ITEMS.
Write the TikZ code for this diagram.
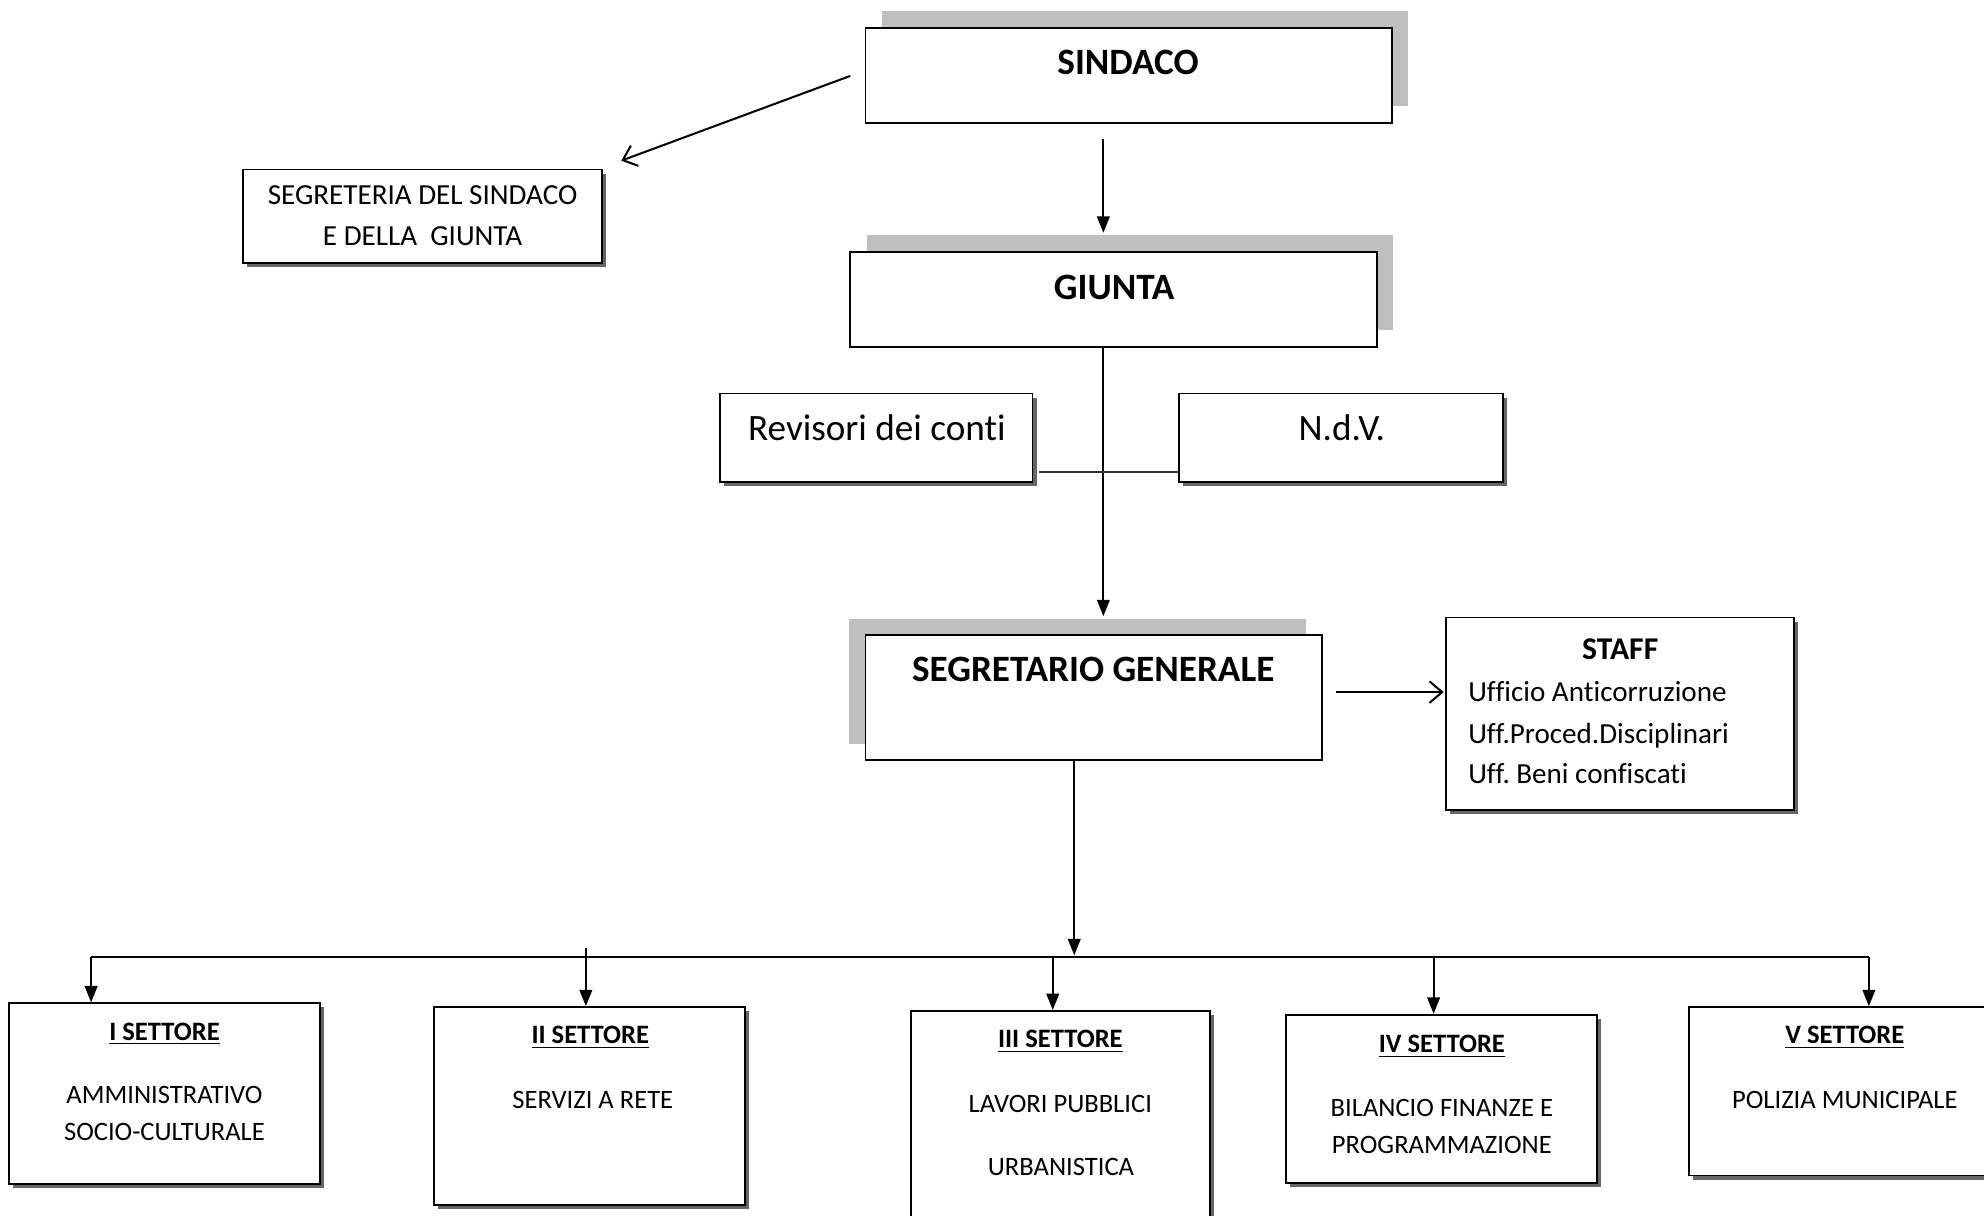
\documentclass[tikz,border=0pt]{standalone}
\usepackage{fontspec}
\setmainfont[Ligatures=NoCommon]{Carlito}
\usetikzlibrary{arrows.meta,shadows}
\begin{document}
\begin{tikzpicture}[x=0.5pt,y=-0.5pt,
  box/.style={draw=black, line width=0.75pt, fill=white, inner sep=0pt, rectangle},
  lsh/.style={general shadow={fill=black!25, shadow xshift=6.5pt, shadow yshift=6.5pt}},
  lshl/.style={general shadow={fill=black!25, shadow xshift=-6.5pt, shadow yshift=6.5pt}},
  dsh/.style={general shadow={fill=black!60, shadow xshift=1.6pt, shadow yshift=-1.6pt}},
  tx/.style={inner sep=0pt, anchor=base},
  fbig/.style={font=\fontsize{14.7}{17}\selectfont\bfseries},
  freg/.style={font=\fontsize{14.7}{17}\selectfont},
  fmid/.style={font=\fontsize{11.5}{14}\selectfont\frenchspacing},
  fstb/.style={font=\fontsize{12.5}{15}\selectfont\bfseries},
  fsm/.style={font=\fontsize{10.5}{13}\selectfont},
  fsmb/.style={font=\fontsize{10.5}{13}\selectfont\bfseries},
  conn/.style={draw=black, line width=0.8pt},
  arrF/.style={conn, -{Triangle[length=6.5pt,width=5pt]}},
  arrO/.style={conn, -{Straight Barb[length=5pt,width=8.5pt]}}
]
\path[use as bounding box, fill=white] (0,0) rectangle (1568,961);
\clip (0,0) rectangle (1568,961);

% boxes
\node[box, lsh, minimum width=208pt, minimum height=37.5pt] (sind) at (892,59.5) {};
\node[box, lsh, minimum width=208pt, minimum height=37.5pt] (giunta) at (880,236.5) {};
\node[box, dsh, minimum width=142pt, minimum height=37pt] (segr) at (334,171) {};
\node[box, dsh, minimum width=123.5pt, minimum height=35pt] (rev) at (692.5,346) {};
\node[box, dsh, minimum width=128pt, minimum height=35pt] (ndv) at (1060,346) {};
\node[box, lshl, minimum width=180.5pt, minimum height=49.5pt] (sg) at (864.5,551.5) {};
\node[box, dsh, minimum width=137.5pt, minimum height=76pt] (staff) at (1280.5,564) {};
\node[box, dsh, minimum width=123pt, minimum height=71.5pt] (s1) at (130,864.5) {};
\node[box, dsh, minimum width=123pt, minimum height=78pt] (s2) at (466,874) {};
\node[box, dsh, minimum width=118pt, minimum height=90.5pt] (s3) at (838,889.5) {};
\node[box, dsh, minimum width=123pt, minimum height=66.5pt] (s4) at (1139,868.5) {};
\node[box, dsh, minimum width=127.5pt, minimum height=66.5pt] (s5) at (1462.5,862.5) {};

% texts
\node[tx, fbig] (tsind) at (891.5,58.5) {SINDACO};
\node[tx, fbig] (tgiunta) at (880.5,236.5) {GIUNTA};
\node[tx, fmid] (tsegr1) at (334,162) {SEGRETERIA DEL SINDACO};
\node[tx, fmid] (tsegr2) at (334,194) {E DELLA\ \ GIUNTA};
\node[tx, freg] (trev) at (693,348) {Revisori dei conti};
\node[tx, freg] (tndv) at (1060.5,348) {N.d.V.};
\node[tx, fbig] (tsg) at (864,538.5) {SEGRETARIO GENERALE};
\node[tx, fstb] (tstaff) at (1280.5,521) {STAFF};
\node[tx, fmid, anchor=base west] (tst1) at (1160,554.5) {Ufficio Anticorruzione};
\node[tx, fmid, anchor=base west] (tst2) at (1160,587.5) {Uff.Proced.Disciplinari};
\node[tx, fmid, anchor=base west] (tst3) at (1160,619.5) {Uff. Beni confiscati};

\node[tx, fsmb] (ts1a) at (130,822) {\underline{I SETTORE}};
\node[tx, fsm] (ts1b) at (130,872) {AMMINISTRATIVO};
\node[tx, fsm] (ts1c) at (130,901) {SOCIO-CULTURALE};
\node[tx, fsmb] (ts2a) at (466.5,825) {\underline{II SETTORE}};
\node[tx, fsm] (ts2b) at (468.5,876) {SERVIZI A RETE};
\node[tx, fsmb] (ts3a) at (838,828) {\underline{III SETTORE}};
\node[tx, fsm] (ts3b) at (838,879) {LAVORI PUBBLICI};
\node[tx, fsm] (ts3c) at (838.5,929) {URBANISTICA};
\node[tx, fsmb] (ts4a) at (1139.5,832) {\underline{IV SETTORE}};
\node[tx, fsm] (ts4b) at (1139.5,882) {BILANCIO FINANZE E};
\node[tx, fsm] (ts4c) at (1139.5,912) {PROGRAMMAZIONE};
\node[tx, fsmb] (ts5a) at (1458,825) {\underline{V SETTORE}};
\node[tx, fsm] (ts5b) at (1458,876) {POLIZIA MUNICIPALE};

% connector ends
\coordinate (a1) at (872,110);
\coordinate (a2) at (872,184);
\coordinate (b1) at (672,60);
\coordinate (b2) at (491,127);
\coordinate (g2) at (872,487);
\coordinate (h) at (0,373);
\coordinate (k1) at (1056,547);
\coordinate (k2) at (1141,547);
\coordinate (m) at (849,755);
\coordinate (bl) at (72,756);
\coordinate (br) at (1477,756);
\coordinate (d2) at (463,749);
\coordinate (d3) at (832,756);
\coordinate (d4) at (1133,756);

% connectors
\draw[arrF] (a1) -- (a2);
\draw[arrO] (b1) -- (b2);
\draw[arrF] (giunta.south -| g2) -- (g2);
\draw[draw=black!80, line width=0.5pt] (rev.east |- h) ++(4,0) -- (ndv.west |- h);
\draw[arrO] (k1) -- (k2);
\draw[arrF] (sg.south -| m) -- (m);
\draw[conn] (bl) -- (br);
\draw[arrF] (bl) -- (bl |- s1.north);
\draw[arrF] (d2) -- (d2 |- s2.north);
\draw[arrF] (d3) -- (d3 |- s3.north);
\draw[arrF] (d4) -- (d4 |- s4.north);
\draw[arrF] (br) -- (br |- s5.north);
\end{tikzpicture}
\end{document}
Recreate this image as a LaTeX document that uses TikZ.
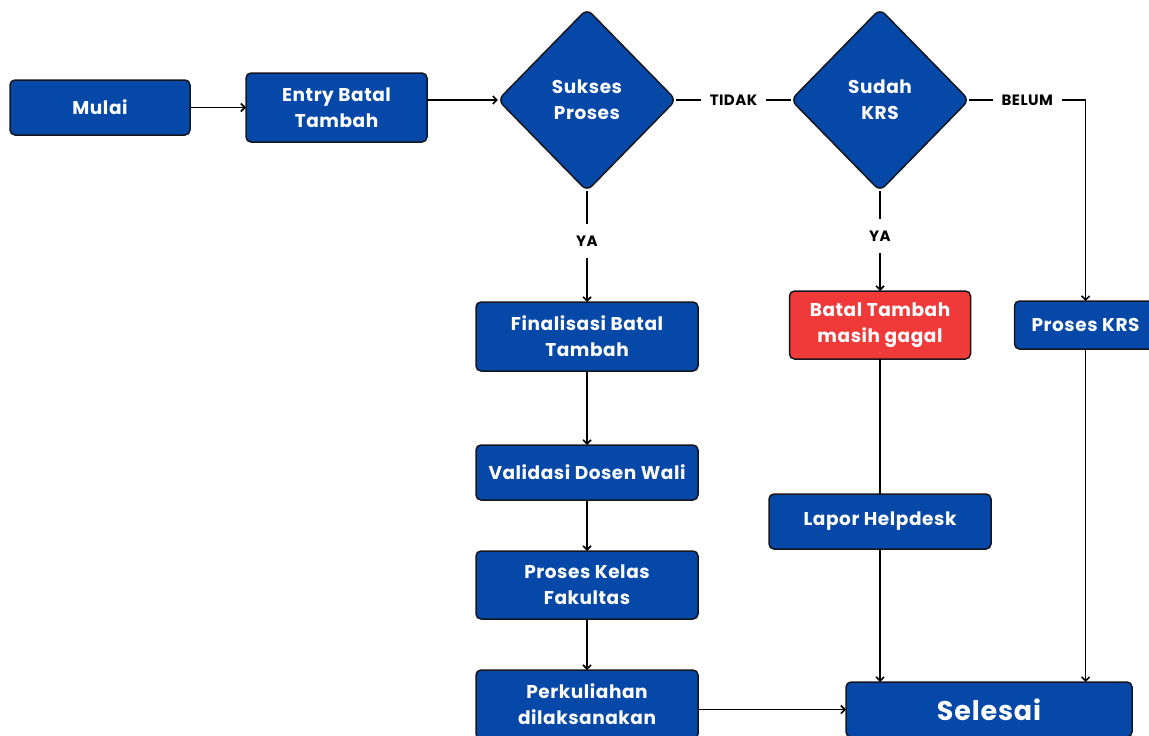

EXERCISE DETAILS. From the data above, show each line that contains "this".

TASK OUTPUT.
Write the TikZ code for this diagram.
Recreate this image as a LaTeX document that uses TikZ.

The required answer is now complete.